# SOURCE EXCERPT
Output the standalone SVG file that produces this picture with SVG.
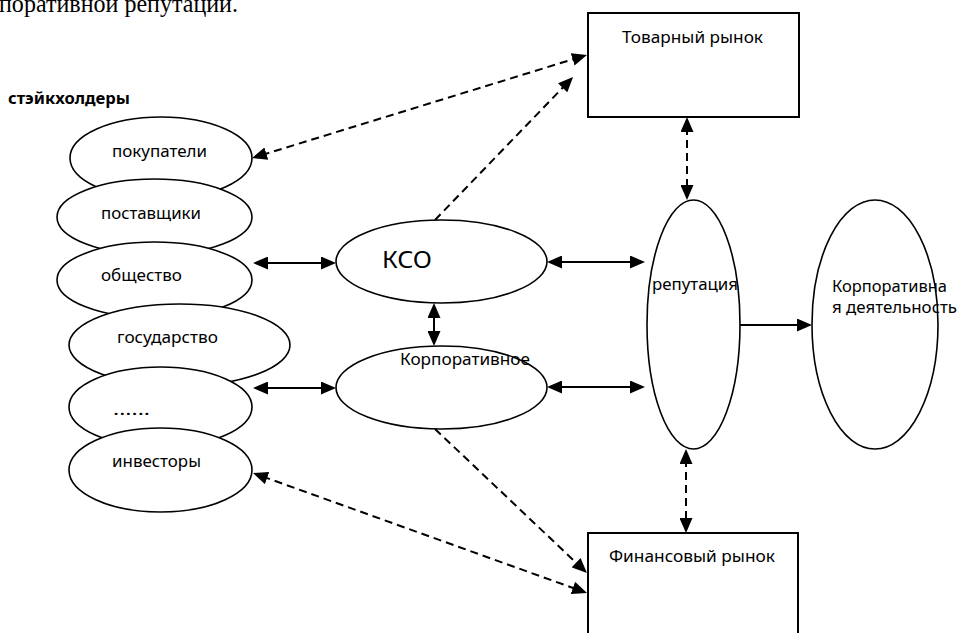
<svg xmlns="http://www.w3.org/2000/svg" width="957" height="633" viewBox="0 0 957 633">
<style>
.n{fill:#fff;stroke:#000;stroke-width:1.6}
.b{fill:#fff;stroke:#000;stroke-width:2}
.t{font-family:"Noto Sans","Open Sans",sans-serif;font-size:17px;fill:#000}
.s{stroke:#000;stroke-width:2;fill:none}
.d{stroke:#000;stroke-width:2;fill:none;stroke-dasharray:8 5}
</style>
<defs>
<marker id="a" markerUnits="userSpaceOnUse" markerWidth="15" markerHeight="13" refX="5" refY="6.5" orient="auto-start-reverse" viewBox="0 0 15 13">
<path d="M0,0 L15,6.5 L0,13 z" fill="#000"/>
</marker>
</defs>
<rect width="957" height="633" fill="#fff"/>
<text x="-1" y="12" style="font-family:'Liberation Serif',serif;font-size:25px" textLength="239" lengthAdjust="spacingAndGlyphs">поративной репутации.</text>
<text x="8" y="104" class="t" style="font-weight:bold;font-size:16.5px" textLength="122" lengthAdjust="spacingAndGlyphs">стэйкхолдеры</text>
<g id="pokupateli"><ellipse class="n" cx="161" cy="158" rx="91" ry="41"/><text class="t" x="112" y="157" textLength="95" lengthAdjust="spacingAndGlyphs">покупатели</text></g>
<g id="postavshiki"><ellipse class="n" cx="154.5" cy="217" rx="97.5" ry="38"/><text class="t" x="101" y="219" textLength="100" lengthAdjust="spacingAndGlyphs">поставщики</text></g>
<g id="obshestvo"><ellipse class="n" cx="154.5" cy="280" rx="97.5" ry="38"/><text class="t" x="101" y="281" textLength="81" lengthAdjust="spacingAndGlyphs">общество</text></g>
<g id="gosudarstvo"><ellipse class="n" cx="179.5" cy="345" rx="110.5" ry="41"/><text class="t" x="117" y="343" textLength="101" lengthAdjust="spacingAndGlyphs">государство</text></g>
<g id="dots"><ellipse class="n" cx="160.5" cy="407" rx="91.5" ry="40"/><text class="t" x="113" y="415" textLength="37" lengthAdjust="spacingAndGlyphs">......</text></g>
<g id="investory"><ellipse class="n" cx="160.5" cy="470" rx="91.5" ry="42"/><text class="t" x="112" y="467" textLength="89" lengthAdjust="spacingAndGlyphs">инвесторы</text></g>
<g id="kso"><ellipse class="n" cx="441.5" cy="261.5" rx="105.5" ry="41.5"/><text class="t" x="382" y="268" style="font-size:24px" textLength="50" lengthAdjust="spacingAndGlyphs">КСО</text></g>
<g id="korp"><ellipse class="n" cx="441.5" cy="387.5" rx="105.5" ry="41.5"/><text class="t" x="400" y="365" textLength="130" lengthAdjust="spacingAndGlyphs">Корпоративное</text></g>
<g id="reputacia"><ellipse class="n" cx="693.5" cy="324.5" rx="46.5" ry="124.5"/><text class="t" x="652" y="290" textLength="86" lengthAdjust="spacingAndGlyphs">репутация</text></g>
<g id="korpdeyat"><ellipse class="n" cx="875" cy="324.5" rx="63" ry="124.5"/><text class="t" x="832" y="292" textLength="115" lengthAdjust="spacingAndGlyphs">Корпоративна</text><text class="t" x="832" y="313" textLength="125" lengthAdjust="spacingAndGlyphs">я деятельность</text></g>
<g id="tovarny"><rect class="b" x="588" y="13" width="211" height="104"/><text class="t" x="622" y="43" textLength="141" lengthAdjust="spacingAndGlyphs">Товарный рынок</text></g>
<g id="finansovy"><rect class="b" x="588" y="533" width="210" height="112"/><text class="t" x="609" y="562" textLength="166" lengthAdjust="spacingAndGlyphs">Финансовый рынок</text></g>
<g id="connectors">
<line class="s" x1="263" y1="263" x2="326" y2="263" marker-start="url(#a)" marker-end="url(#a)"/>
<line class="s" x1="263" y1="388" x2="326" y2="388" marker-start="url(#a)" marker-end="url(#a)"/>
<line class="s" x1="557" y1="262" x2="635" y2="262" marker-start="url(#a)" marker-end="url(#a)"/>
<line class="s" x1="557" y1="387" x2="635" y2="387" marker-start="url(#a)" marker-end="url(#a)"/>
<line class="s" x1="434" y1="313" x2="434" y2="336" marker-start="url(#a)" marker-end="url(#a)"/>
<line class="s" x1="740" y1="325" x2="802" y2="325" marker-end="url(#a)"/>
<line class="d" x1="687" y1="127" x2="687" y2="190" marker-start="url(#a)" marker-end="url(#a)"/>
<line class="d" x1="686" y1="459" x2="686" y2="523" marker-start="url(#a)" marker-end="url(#a)"/>
<line class="d" x1="261.6" y1="155.1" x2="577.4" y2="57.9" marker-start="url(#a)" marker-end="url(#a)"/>
<line class="d" x1="435" y1="220" x2="566.1" y2="84.2" marker-end="url(#a)"/>
<line class="d" x1="435" y1="429" x2="579.7" y2="566.1" marker-end="url(#a)"/>
<line class="d" x1="262.4" y1="476.4" x2="577.6" y2="589.6" marker-start="url(#a)" marker-end="url(#a)"/>
</g>
</svg>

# GIVEN PROBLEM
Except for the pictures, copy the material above exactly.

# SOLUTION
Output the standalone SVG file that produces this picture with SVG.
<svg xmlns="http://www.w3.org/2000/svg" width="957" height="633" viewBox="0 0 957 633">
<style>
.n{fill:#fff;stroke:#000;stroke-width:1.6}
.b{fill:#fff;stroke:#000;stroke-width:2}
.t{font-family:"Noto Sans","Open Sans",sans-serif;font-size:17px;fill:#000}
.s{stroke:#000;stroke-width:2;fill:none}
.d{stroke:#000;stroke-width:2;fill:none;stroke-dasharray:8 5}
</style>
<defs>
<marker id="a" markerUnits="userSpaceOnUse" markerWidth="15" markerHeight="13" refX="5" refY="6.5" orient="auto-start-reverse" viewBox="0 0 15 13">
<path d="M0,0 L15,6.5 L0,13 z" fill="#000"/>
</marker>
</defs>
<rect width="957" height="633" fill="#fff"/>
<text x="-1" y="12" style="font-family:'Liberation Serif',serif;font-size:25px" textLength="239" lengthAdjust="spacingAndGlyphs">поративной репутации.</text>
<text x="8" y="104" class="t" style="font-weight:bold;font-size:16.5px" textLength="122" lengthAdjust="spacingAndGlyphs">стэйкхолдеры</text>
<g id="pokupateli"><ellipse class="n" cx="161" cy="158" rx="91" ry="41"/><text class="t" x="112" y="157" textLength="95" lengthAdjust="spacingAndGlyphs">покупатели</text></g>
<g id="postavshiki"><ellipse class="n" cx="154.5" cy="217" rx="97.5" ry="38"/><text class="t" x="101" y="219" textLength="100" lengthAdjust="spacingAndGlyphs">поставщики</text></g>
<g id="obshestvo"><ellipse class="n" cx="154.5" cy="280" rx="97.5" ry="38"/><text class="t" x="101" y="281" textLength="81" lengthAdjust="spacingAndGlyphs">общество</text></g>
<g id="gosudarstvo"><ellipse class="n" cx="179.5" cy="345" rx="110.5" ry="41"/><text class="t" x="117" y="343" textLength="101" lengthAdjust="spacingAndGlyphs">государство</text></g>
<g id="dots"><ellipse class="n" cx="160.5" cy="407" rx="91.5" ry="40"/><text class="t" x="113" y="415" textLength="37" lengthAdjust="spacingAndGlyphs">......</text></g>
<g id="investory"><ellipse class="n" cx="160.5" cy="470" rx="91.5" ry="42"/><text class="t" x="112" y="467" textLength="89" lengthAdjust="spacingAndGlyphs">инвесторы</text></g>
<g id="kso"><ellipse class="n" cx="441.5" cy="261.5" rx="105.5" ry="41.5"/><text class="t" x="382" y="268" style="font-size:24px" textLength="50" lengthAdjust="spacingAndGlyphs">КСО</text></g>
<g id="korp"><ellipse class="n" cx="441.5" cy="387.5" rx="105.5" ry="41.5"/><text class="t" x="400" y="365" textLength="130" lengthAdjust="spacingAndGlyphs">Корпоративное</text></g>
<g id="reputacia"><ellipse class="n" cx="693.5" cy="324.5" rx="46.5" ry="124.5"/><text class="t" x="652" y="290" textLength="86" lengthAdjust="spacingAndGlyphs">репутация</text></g>
<g id="korpdeyat"><ellipse class="n" cx="875" cy="324.5" rx="63" ry="124.5"/><text class="t" x="832" y="292" textLength="115" lengthAdjust="spacingAndGlyphs">Корпоративна</text><text class="t" x="832" y="313" textLength="125" lengthAdjust="spacingAndGlyphs">я деятельность</text></g>
<g id="tovarny"><rect class="b" x="588" y="13" width="211" height="104"/><text class="t" x="622" y="43" textLength="141" lengthAdjust="spacingAndGlyphs">Товарный рынок</text></g>
<g id="finansovy"><rect class="b" x="588" y="533" width="210" height="112"/><text class="t" x="609" y="562" textLength="166" lengthAdjust="spacingAndGlyphs">Финансовый рынок</text></g>
<g id="connectors">
<line class="s" x1="263" y1="263" x2="326" y2="263" marker-start="url(#a)" marker-end="url(#a)"/>
<line class="s" x1="263" y1="388" x2="326" y2="388" marker-start="url(#a)" marker-end="url(#a)"/>
<line class="s" x1="557" y1="262" x2="635" y2="262" marker-start="url(#a)" marker-end="url(#a)"/>
<line class="s" x1="557" y1="387" x2="635" y2="387" marker-start="url(#a)" marker-end="url(#a)"/>
<line class="s" x1="434" y1="313" x2="434" y2="336" marker-start="url(#a)" marker-end="url(#a)"/>
<line class="s" x1="740" y1="325" x2="802" y2="325" marker-end="url(#a)"/>
<line class="d" x1="687" y1="127" x2="687" y2="190" marker-start="url(#a)" marker-end="url(#a)"/>
<line class="d" x1="686" y1="459" x2="686" y2="523" marker-start="url(#a)" marker-end="url(#a)"/>
<line class="d" x1="261.6" y1="155.1" x2="577.4" y2="57.9" marker-start="url(#a)" marker-end="url(#a)"/>
<line class="d" x1="435" y1="220" x2="566.1" y2="84.2" marker-end="url(#a)"/>
<line class="d" x1="435" y1="429" x2="579.7" y2="566.1" marker-end="url(#a)"/>
<line class="d" x1="262.4" y1="476.4" x2="577.6" y2="589.6" marker-start="url(#a)" marker-end="url(#a)"/>
</g>
</svg>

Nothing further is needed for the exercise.